Static analysis examines your source code without executing it, flagging bugs, risky patterns, and style issues before anything runs.

Tests run your code and observe behavior. Static analysis reads your code and reasons about it - catching issues like unused variables, null dereferences, or insecure patterns without needing to execute a single line.

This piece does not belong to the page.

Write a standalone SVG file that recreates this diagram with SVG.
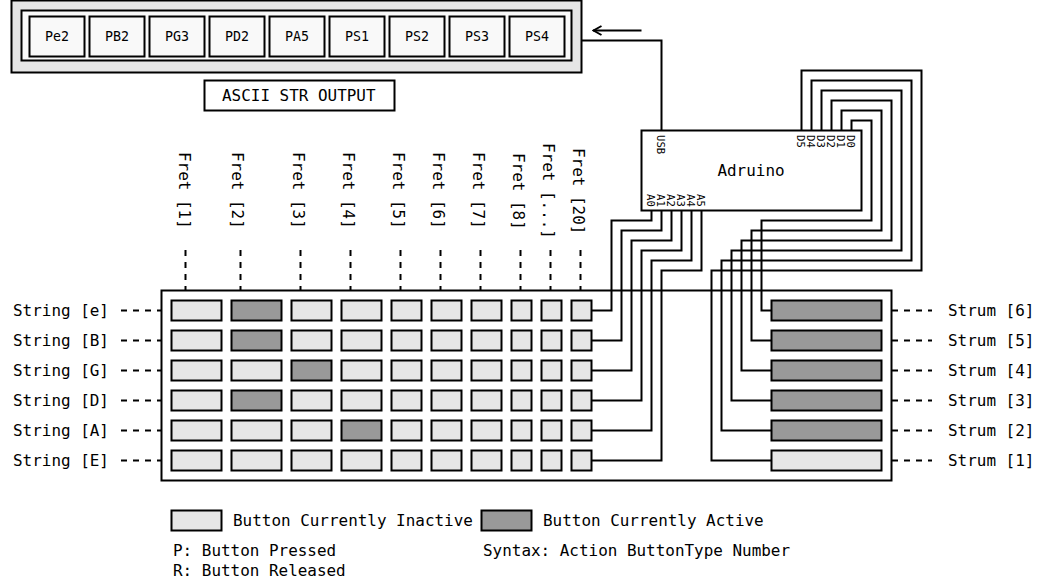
<svg xmlns="http://www.w3.org/2000/svg" width="1053" height="582" viewBox="0 0 1053 582">
<style>
text{font-family:"DejaVu Sans Mono","Liberation Mono",monospace;fill:#000;font-size:15.95px}
.s{font-size:13.3px;text-anchor:middle}
.p{font-size:10.6px}
rect{stroke:#000;stroke-width:2}
.off{fill:#e6e6e6}.on{fill:#999}.b{fill:#fff}.f{fill:#f9f9f9}
.w{fill:none;stroke:#000;stroke-width:2}
.d{fill:none;stroke:#000;stroke-width:2;stroke-dasharray:6 6}
</style>
<defs>
<marker id="a" viewBox="0 0 12 12" refX="11" refY="6" markerWidth="12" markerHeight="12" markerUnits="userSpaceOnUse" orient="auto"><path d="M2.5 1.5 L10.5 6 L2.5 10.5" fill="none" stroke="#000" stroke-width="2"/></marker>
</defs>
<g id="output">
<rect class="off" x="11.5" y="0.5" width="570" height="72"/>
<rect class="f" x="21.5" y="10.5" width="550" height="50"/>
<rect class="f" x="29.5" y="16.5" width="55" height="40"/><rect class="f" x="89.5" y="16.5" width="55" height="40"/><rect class="f" x="149.5" y="16.5" width="55" height="40"/><rect class="f" x="209.5" y="16.5" width="55" height="40"/><rect class="f" x="269.5" y="16.5" width="55" height="40"/><rect class="f" x="329.5" y="16.5" width="55" height="40"/><rect class="f" x="389.5" y="16.5" width="55" height="40"/><rect class="f" x="449.5" y="16.5" width="55" height="40"/><rect class="f" x="509.5" y="16.5" width="55" height="40"/>
<text class="s" x="57" y="41">Pe2</text><text class="s" x="117" y="41">PB2</text><text class="s" x="177" y="41">PG3</text><text class="s" x="237" y="41">PD2</text><text class="s" x="297" y="41">PA5</text><text class="s" x="357" y="41">PS1</text><text class="s" x="417" y="41">PS2</text><text class="s" x="477" y="41">PS3</text><text class="s" x="537" y="41">PS4</text>
</g>
<g id="output-label"><rect class="b" x="204.5" y="80.5" width="190" height="30"/><text x="222" y="101">ASCII STR OUTPUT</text></g>
<g id="panel"><rect class="b" x="161.5" y="290.5" width="730" height="190"/></g>
<g id="connectors">
<path class="w" d="M661.5 130.5V40.5H581.5"/>
<path class="w" d="M641.5 30.5H593" marker-end="url(#a)"/>
<path class="w" d="M851.5 130.5V120.5H871.5V220.5H761.5V310.5H771.5"/>
<path class="w" d="M841.5 130.5V110.5H881.5V230.5H751.5V340.5H771.5"/>
<path class="w" d="M831.5 130.5V100.5H891.5V240.5H741.5V370.5H771.5"/>
<path class="w" d="M821.5 130.5V90.5H901.5V250.5H731.5V400.5H771.5"/>
<path class="w" d="M811.5 130.5V80.5H911.5V260.5H721.5V430.5H771.5"/>
<path class="w" d="M801.5 130.5V70.5H921.5V270.5H711.5V460.5H771.5"/>
<path class="w" d="M651.5 210.5V220.5H611.5V310.5H591.5"/>
<path class="w" d="M661.5 210.5V230.5H621.5V340.5H591.5"/>
<path class="w" d="M671.5 210.5V240.5H631.5V370.5H591.5"/>
<path class="w" d="M681.5 210.5V250.5H641.5V400.5H591.5"/>
<path class="w" d="M691.5 210.5V260.5H651.5V430.5H591.5"/>
<path class="w" d="M701.5 210.5V270.5H661.5V460.5H591.5"/>
<path class="d" d="M185.5 250V290M240.5 250V290M300.5 250V290M350.5 250V290M400.5 250V290M440.5 250V290M480.5 250V290M520.5 250V290M550.5 250V290M580.5 250V290"/>
<path class="d" d="M121 310.5H161M121 340.5H161M121 370.5H161M121 400.5H161M121 430.5H161M121 460.5H161M892 310.5H932M892 340.5H932M892 370.5H932M892 400.5H932M892 430.5H932M892 460.5H932"/>
</g>
<g id="adruino"><rect class="b" x="641.5" y="130.5" width="220" height="80"/>
<text x="751" y="176" text-anchor="middle">Adruino</text>
<text class="p" transform="translate(657 135) rotate(90)">USB</text><text class="p" transform="translate(847 135) rotate(90)">D0</text><text class="p" transform="translate(837 135) rotate(90)">D1</text><text class="p" transform="translate(827 135) rotate(90)">D2</text><text class="p" transform="translate(817 135) rotate(90)">D3</text><text class="p" transform="translate(807 135) rotate(90)">D4</text><text class="p" transform="translate(797 135) rotate(90)">D5</text>
<text class="p" transform="translate(647 194) rotate(90)">A0</text><text class="p" transform="translate(657 194) rotate(90)">A1</text><text class="p" transform="translate(667 194) rotate(90)">A2</text><text class="p" transform="translate(677 194) rotate(90)">A3</text><text class="p" transform="translate(687 194) rotate(90)">A4</text><text class="p" transform="translate(697 194) rotate(90)">A5</text></g>
<g id="fret-labels">
<text transform="translate(179 152) rotate(90)">Fret [1]</text><text transform="translate(232 152) rotate(90)">Fret [2]</text><text transform="translate(293 152) rotate(90)">Fret [3]</text><text transform="translate(343 152) rotate(90)">Fret [4]</text><text transform="translate(393 152) rotate(90)">Fret [5]</text><text transform="translate(433 152) rotate(90)">Fret [6]</text><text transform="translate(473 152) rotate(90)">Fret [7]</text><text transform="translate(513 153) rotate(90)">Fret [8]</text><text transform="translate(543 143) rotate(90)">Fret [...]</text><text transform="translate(573 148) rotate(90)">Fret [20]</text>
</g>
<g id="string-labels">
<text x="13" y="316">String [e]</text><text x="13" y="346">String [B]</text><text x="13" y="376">String [G]</text><text x="13" y="406">String [D]</text><text x="13" y="436">String [A]</text><text x="13" y="466">String [E]</text>
</g>
<g id="strum-labels">
<text x="948" y="316">Strum [6]</text><text x="948" y="346">Strum [5]</text><text x="948" y="376">Strum [4]</text><text x="948" y="406">Strum [3]</text><text x="948" y="436">Strum [2]</text><text x="948" y="466">Strum [1]</text>
</g>
<g id="row-e">
<rect class="off" x="171.5" y="300.5" width="50" height="20"/><rect class="on" x="231.5" y="300.5" width="50" height="20"/><rect class="off" x="291.5" y="300.5" width="40" height="20"/><rect class="off" x="341.5" y="300.5" width="40" height="20"/><rect class="off" x="391.5" y="300.5" width="30" height="20"/><rect class="off" x="431.5" y="300.5" width="30" height="20"/><rect class="off" x="471.5" y="300.5" width="30" height="20"/><rect class="off" x="511.5" y="300.5" width="20" height="20"/><rect class="off" x="541.5" y="300.5" width="20" height="20"/><rect class="off" x="571.5" y="300.5" width="20" height="20"/>
</g>
<g id="row-B">
<rect class="off" x="171.5" y="330.5" width="50" height="20"/><rect class="on" x="231.5" y="330.5" width="50" height="20"/><rect class="off" x="291.5" y="330.5" width="40" height="20"/><rect class="off" x="341.5" y="330.5" width="40" height="20"/><rect class="off" x="391.5" y="330.5" width="30" height="20"/><rect class="off" x="431.5" y="330.5" width="30" height="20"/><rect class="off" x="471.5" y="330.5" width="30" height="20"/><rect class="off" x="511.5" y="330.5" width="20" height="20"/><rect class="off" x="541.5" y="330.5" width="20" height="20"/><rect class="off" x="571.5" y="330.5" width="20" height="20"/>
</g>
<g id="row-G">
<rect class="off" x="171.5" y="360.5" width="50" height="20"/><rect class="off" x="231.5" y="360.5" width="50" height="20"/><rect class="on" x="291.5" y="360.5" width="40" height="20"/><rect class="off" x="341.5" y="360.5" width="40" height="20"/><rect class="off" x="391.5" y="360.5" width="30" height="20"/><rect class="off" x="431.5" y="360.5" width="30" height="20"/><rect class="off" x="471.5" y="360.5" width="30" height="20"/><rect class="off" x="511.5" y="360.5" width="20" height="20"/><rect class="off" x="541.5" y="360.5" width="20" height="20"/><rect class="off" x="571.5" y="360.5" width="20" height="20"/>
</g>
<g id="row-D">
<rect class="off" x="171.5" y="390.5" width="50" height="20"/><rect class="on" x="231.5" y="390.5" width="50" height="20"/><rect class="off" x="291.5" y="390.5" width="40" height="20"/><rect class="off" x="341.5" y="390.5" width="40" height="20"/><rect class="off" x="391.5" y="390.5" width="30" height="20"/><rect class="off" x="431.5" y="390.5" width="30" height="20"/><rect class="off" x="471.5" y="390.5" width="30" height="20"/><rect class="off" x="511.5" y="390.5" width="20" height="20"/><rect class="off" x="541.5" y="390.5" width="20" height="20"/><rect class="off" x="571.5" y="390.5" width="20" height="20"/>
</g>
<g id="row-A">
<rect class="off" x="171.5" y="420.5" width="50" height="20"/><rect class="off" x="231.5" y="420.5" width="50" height="20"/><rect class="off" x="291.5" y="420.5" width="40" height="20"/><rect class="on" x="341.5" y="420.5" width="40" height="20"/><rect class="off" x="391.5" y="420.5" width="30" height="20"/><rect class="off" x="431.5" y="420.5" width="30" height="20"/><rect class="off" x="471.5" y="420.5" width="30" height="20"/><rect class="off" x="511.5" y="420.5" width="20" height="20"/><rect class="off" x="541.5" y="420.5" width="20" height="20"/><rect class="off" x="571.5" y="420.5" width="20" height="20"/>
</g>
<g id="row-E">
<rect class="off" x="171.5" y="450.5" width="50" height="20"/><rect class="off" x="231.5" y="450.5" width="50" height="20"/><rect class="off" x="291.5" y="450.5" width="40" height="20"/><rect class="off" x="341.5" y="450.5" width="40" height="20"/><rect class="off" x="391.5" y="450.5" width="30" height="20"/><rect class="off" x="431.5" y="450.5" width="30" height="20"/><rect class="off" x="471.5" y="450.5" width="30" height="20"/><rect class="off" x="511.5" y="450.5" width="20" height="20"/><rect class="off" x="541.5" y="450.5" width="20" height="20"/><rect class="off" x="571.5" y="450.5" width="20" height="20"/>
</g>
<g id="strums">
<rect class="on" x="771.5" y="300.5" width="110" height="20"/><rect class="on" x="771.5" y="330.5" width="110" height="20"/><rect class="on" x="771.5" y="360.5" width="110" height="20"/><rect class="on" x="771.5" y="390.5" width="110" height="20"/><rect class="on" x="771.5" y="420.5" width="110" height="20"/><rect class="off" x="771.5" y="450.5" width="110" height="20"/>
</g>
<g id="legend">
<rect class="off" x="171.5" y="510.5" width="50" height="20"/><text x="233" y="526">Button Currently Inactive</text>
<rect class="on" x="481.5" y="510.5" width="50" height="20"/><text x="543" y="526">Button Currently Active</text>
<text x="173" y="556">P: Button Pressed</text><text x="173" y="576">R: Button Released</text><text x="483" y="556">Syntax: Action ButtonType Number</text>
</g>
</svg>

Static vs dynamic analysis

Static analysis works on the code text or its compiled form, before execution. Dynamic analysis observes the program while it runs (tests, profilers, fuzzers). They catch different classes of problems and complement each other.

What it catches

  • Likely bugs: null dereferences, unreachable code, type errors.
  • Security issues: this is the basis of SAST.
  • Style and maintainability: complexity, dead code, conventions.

A small example

A static analyzer flags if (x = 5) as a probable typo for ==, and a function that returns in some branches but not others, before any test runs. These are bugs a passing test suite might never trigger.

In the pipeline

Static analysis runs early and fast, often alongside linting, and gates the build before expensive tests run. Fast feedback here catches whole categories of bugs without ever starting the app.

Managing false positives

Static tools err toward flagging; some findings are not real bugs. Tune the rule set, suppress known-safe patterns with a documented reason, and track new findings on the diff so the backlog does not drown the signal.

Key takeaways

  • Static analysis inspects code without running it.
  • It complements dynamic analysis, catching different problem classes.
  • It runs early and fast as a cheap gate before tests.